---------- Dataset records
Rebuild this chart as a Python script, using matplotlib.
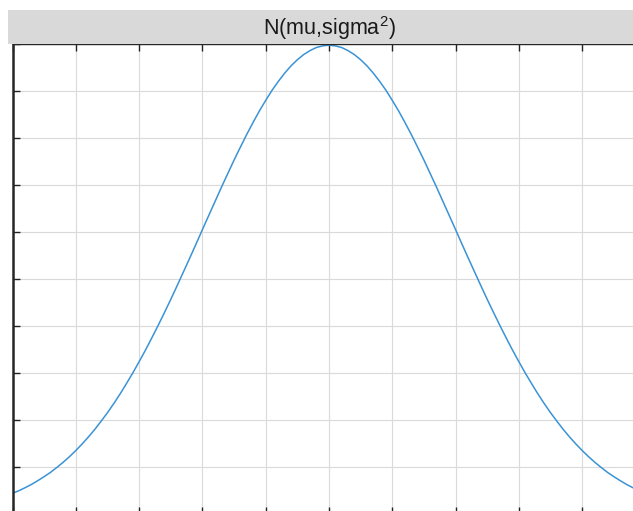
import numpy as np
import matplotlib.pyplot as plt
from matplotlib.patches import Rectangle

plt.rcParams['font.family'] = ['Liberation Sans', 'DejaVu Sans']
plt.rcParams['mathtext.fontset'] = 'custom'
plt.rcParams['mathtext.rm'] = 'Liberation Sans'

# N(0, 2^2) pdf, x from -5 to 5 step 0.1
x = np.round(np.arange(-5, 5.001, 0.1), 1)
half = [0.0088, 0.0099, 0.0112, 0.0126, 0.0142, 0.0159, 0.0177, 0.0198, 0.0220, 0.0244,
        0.0270, 0.0298, 0.0328, 0.0360, 0.0395, 0.0431, 0.0470, 0.0511, 0.0555, 0.0600,
        0.0648, 0.0697, 0.0749, 0.0802, 0.0857, 0.0913, 0.0971, 0.1030, 0.1089, 0.1149,
        0.1210, 0.1270, 0.1330, 0.1390, 0.1448, 0.1506, 0.1561, 0.1615, 0.1666, 0.1715,
        0.1760, 0.1803, 0.1841, 0.1876, 0.1907, 0.1933, 0.1955, 0.1972, 0.1985, 0.1992]
peak = [0.1995]
y = np.array(half + peak + half[::-1])

W, H = 633, 511
fig = plt.figure(figsize=(W / 100, H / 100), dpi=100)

# axes extend past the right and bottom edges of the picture
left, top, right, bottom = 12.5, 44, 645.5, 514
ax = fig.add_axes([left / W, (H - bottom) / H, (right - left) / W, (bottom - top) / H])

# gray title strip
fig.patches.append(Rectangle((8 / W, (H - 44) / H), (W - 8) / W, 34 / H,
                             transform=fig.transFigure, facecolor='#d9d9d9',
                             edgecolor='none', zorder=0))
fig.text(329 / W, (H - 28) / H, 'N(mu,sigma$^{2}$)', ha='center', va='center',
         fontsize=15.5, color='#1a1a1a')

ax.plot(x, y, color='#3a93d6', lw=1.1)
ax.set_xlim(-5, 5)
ax.set_ylim(0, 0.2)
ax.set_xticks(np.arange(-5, 5.01, 1))
ax.set_yticks(np.arange(0, 0.201, 0.02))
ax.set_xticklabels([])
ax.set_yticklabels([])
ax.tick_params(direction='in', length=5, width=1, top=True, right=True, color='#222222')
ax.grid(True, color='#dadada', lw=0.8)
ax.set_axisbelow(True)
for s in ax.spines.values():
    s.set_color('#262626')
    s.set_linewidth(1.0)
ax.spines['left'].set_linewidth(1.8)

fig.savefig('out.png', dpi=100)
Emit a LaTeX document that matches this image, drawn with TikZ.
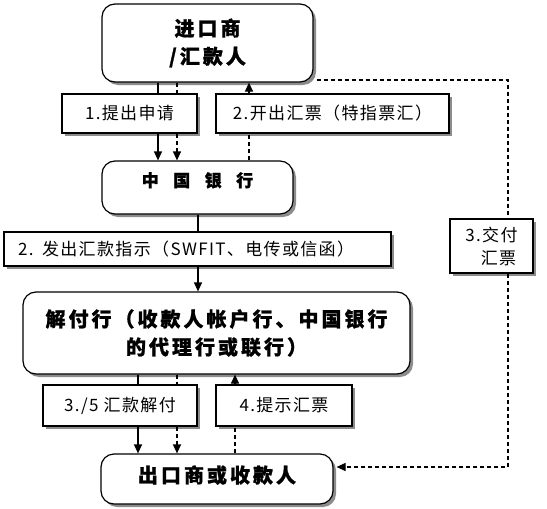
--------------------
» **Description of the task**:
Your task is to collect every line above that contains the word "matplotlib".

» **Response to the exercise**:
Rebuild this chart as a Python script, using matplotlib.
import matplotlib.pyplot as plt
from matplotlib.patches import Rectangle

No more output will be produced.